Tampoco escapa en esa década brillante para la música, Las cuatro estaciones de Buenos Aires, en donde el octeto Buenos Aires Ocho lo interpretaba coralmente, siendo celebrado por el propio y exigente autor. De allí me viene la imagen televisiva del comercial de chocolates Suflair, donde un barquito hecho con la etiqueta se desplazaba al costado de la calle empedrada, con la cortina musical de La muerte del ángel, interpretado aquel inolvidable grupo vocal. 

 

La música de Piazzolla siempre ha sido refugio ineludible en la soledad de las escapadas a la gran ciudad, donde acodado en la mesa de un bar, pegada a la ventana, veía transcurrir mi vida de ferroviario sin destino cierto. El tango me acunaba en mi desazón, con su trágica certidumbre, cumpliéndose aquella sentencia: pibe, el tango te espera. 

 

No todos adheríamos al derroche de pasión que despertaba Balada para un loco, con letra del poeta Horacio Ferrer y la voz de Amelita Baltar, un gran amor de Astor; recuerdo discutir con mi compañero de tareas, Oscar quien me increpaba, ¿a quién se le ocurre ponerle el título Calambre a un tango? Es terrible como el dolor de un calambre, se contestaba. Jamás le hice caso, ya se había equivocado cuando criticó a Piero con su canción Mi viejo, la que luego, a pesar de sus pronósticos, se transformó en un clásico. Más allá de esto, no había en el país quien que no cantara y se identificara con la exitosa balada.

 

Junto con el pianista, “Mono” Villegas o el saxofonista, Gato Barbieri, quien se proyecta como autor e intérprete en El último tango en París, (la provocadora película en la que actúan Marlon Brando y María Schneider), Astor se impone como un músico extraordinario que es interpretado por grandes orquestas sinfónicas o conjuntos de cámara, como los que están homenajeando actualmente en el Colón.

 

En los ochenta era un músico reconocido que se daba el gusto de tocar junto al vibrafonista Gary Burton, la cantante italiana Milva, Georges Moustaki y el Kronos Quartet, para quien escribió Five Tango Sensations, para cuerdas y bandoneón.

 

El 5 de agosto de 1990 fue internado con un infarto cerebral en París.
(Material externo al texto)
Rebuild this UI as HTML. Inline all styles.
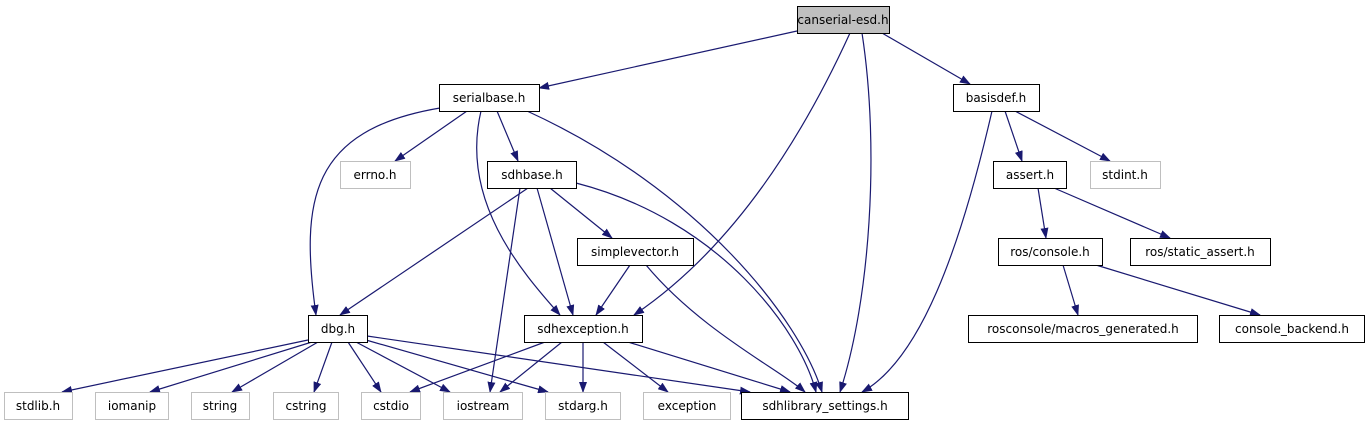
<!DOCTYPE html>
<html><head><meta charset="utf-8"><style>
html,body{margin:0;padding:0;background:#fff}
svg text{font-family:"DejaVu Sans","Liberation Sans",sans-serif;font-size:12px;text-anchor:middle}
</style></head><body>
<svg width="1371" height="427" viewBox="0 0 1371 427" xmlns="http://www.w3.org/2000/svg">
<defs><marker id="a" markerWidth="11" markerHeight="8" refX="10" refY="4" orient="auto" markerUnits="userSpaceOnUse"><path d="M0,0 L11,4 L0,8 z" fill="#191970"/></marker></defs>
<g fill="none" stroke="#191970" stroke-width="1.2" marker-end="url(#a)">
<path d="M797,31 L539,88"/>
<path d="M882,33 L970,84"/>
<path d="M850,33 Q760,230 634,315"/>
<path d="M862,33 C880,150 870,300 840,392"/>
<path d="M467,111 L395,161"/>
<path d="M497,111 L518,161"/>
<path d="M440,108 C310,130 300,200 316,315"/>
<path d="M481,111 C460,200 520,270 560,315"/>
<path d="M527,111 C700,190 800,320 822,392"/>
<path d="M1005,111 L1022,161"/>
<path d="M1015,111 L1110,161"/>
<path d="M992,111 C960,250 920,360 862,392"/>
<path d="M528,188 L340,315"/>
<path d="M520,188 L490,392"/>
<path d="M537,188 L573,315"/>
<path d="M550,188 L612,238"/>
<path d="M576,183 C720,220 800,330 816,392"/>
<path d="M1038,188 L1046,238"/>
<path d="M1054,188 L1170,238"/>
<path d="M630,265 L596,315"/>
<path d="M646,265 C700,330 780,370 805,392"/>
<path d="M1063,265 L1078,315"/>
<path d="M1096,265 L1260,315"/>
<path d="M308,340 L62,392"/>
<path d="M312,342 L150,392"/>
<path d="M318,342 L232,392"/>
<path d="M332,342 L314,392"/>
<path d="M348,342 L381,392"/>
<path d="M356,342 L450,392"/>
<path d="M366,340 L548,392"/>
<path d="M367,336 L750,392"/>
<path d="M545,342 L410,392"/>
<path d="M562,342 L500,392"/>
<path d="M583,342 L583,392"/>
<path d="M603,342 L668,392"/>
<path d="M628,342 L790,392"/>
</g>
<g stroke="#000" stroke-width="1" fill="#fff">
<rect x="797.5" y="6.5" width="92" height="27" fill="#bfbfbf"/>
<rect x="439.5" y="84.5" width="100" height="27"/>
<rect x="953.5" y="84.5" width="86" height="27"/>
<rect x="487.5" y="161.5" width="89" height="27"/>
<rect x="993.5" y="161.5" width="73" height="27"/>
<rect x="577.5" y="238.5" width="116" height="27"/>
<rect x="998.5" y="238.5" width="104" height="27"/>
<rect x="1130.5" y="238.5" width="140" height="27"/>
<rect x="308.5" y="315.5" width="59" height="27"/>
<rect x="524.5" y="315.5" width="118" height="27"/>
<rect x="968.5" y="315.5" width="229" height="27"/>
<rect x="1219.5" y="315.5" width="145" height="27"/>
<rect x="741.5" y="392.5" width="167" height="27"/>
</g>
<g stroke="#bfbfbf" stroke-width="1" fill="#fff">
<rect x="340.5" y="161.5" width="70" height="27"/>
<rect x="1090.5" y="161.5" width="70" height="27"/>
<rect x="4.5" y="392.5" width="68" height="27"/>
<rect x="95.5" y="392.5" width="73" height="27"/>
<rect x="191.5" y="392.5" width="58" height="27"/>
<rect x="273.5" y="392.5" width="65" height="27"/>
<rect x="361.5" y="392.5" width="59" height="27"/>
<rect x="443.5" y="392.5" width="79" height="27"/>
<rect x="545.5" y="392.5" width="75" height="27"/>
<rect x="643.5" y="392.5" width="87" height="27"/>
</g>
<g fill="#000">
<text x="843" y="24">canserial-esd.h</text>
<text x="489" y="102">serialbase.h</text>
<text x="996" y="102">basisdef.h</text>
<text x="375" y="179">errno.h</text>
<text x="532" y="179">sdhbase.h</text>
<text x="1125" y="179">stdint.h</text>
<text x="1030" y="179">assert.h</text>
<text x="635" y="256">simplevector.h</text>
<text x="1050" y="256">ros/console.h</text>
<text x="1200" y="256">ros/static_assert.h</text>
<text x="338" y="333">dbg.h</text>
<text x="583" y="333">sdhexception.h</text>
<text x="1083" y="333">rosconsole/macros_generated.h</text>
<text x="1292" y="333">console_backend.h</text>
<text x="38" y="410">stdlib.h</text>
<text x="132" y="410">iomanip</text>
<text x="220" y="410">string</text>
<text x="306" y="410">cstring</text>
<text x="391" y="410">cstdio</text>
<text x="483" y="410">iostream</text>
<text x="583" y="410">stdarg.h</text>
<text x="687" y="410">exception</text>
<text x="825" y="410">sdhlibrary_settings.h</text>
</g>
</svg>
</body></html>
Una semana más tarde lo trasladan a Buenos Aires donde, tras una larga agonía, muere el 4 de julio de 1992.

 

Para los amantes de ese maravilloso lenguaje universal que es la música, Astor Piazzolla vive en su obra a través de tantas grabaciones realizadas por músicos de todo el mundo. Músicos que no dejan de tener su corazón mirando al sur cuando lo interpretan.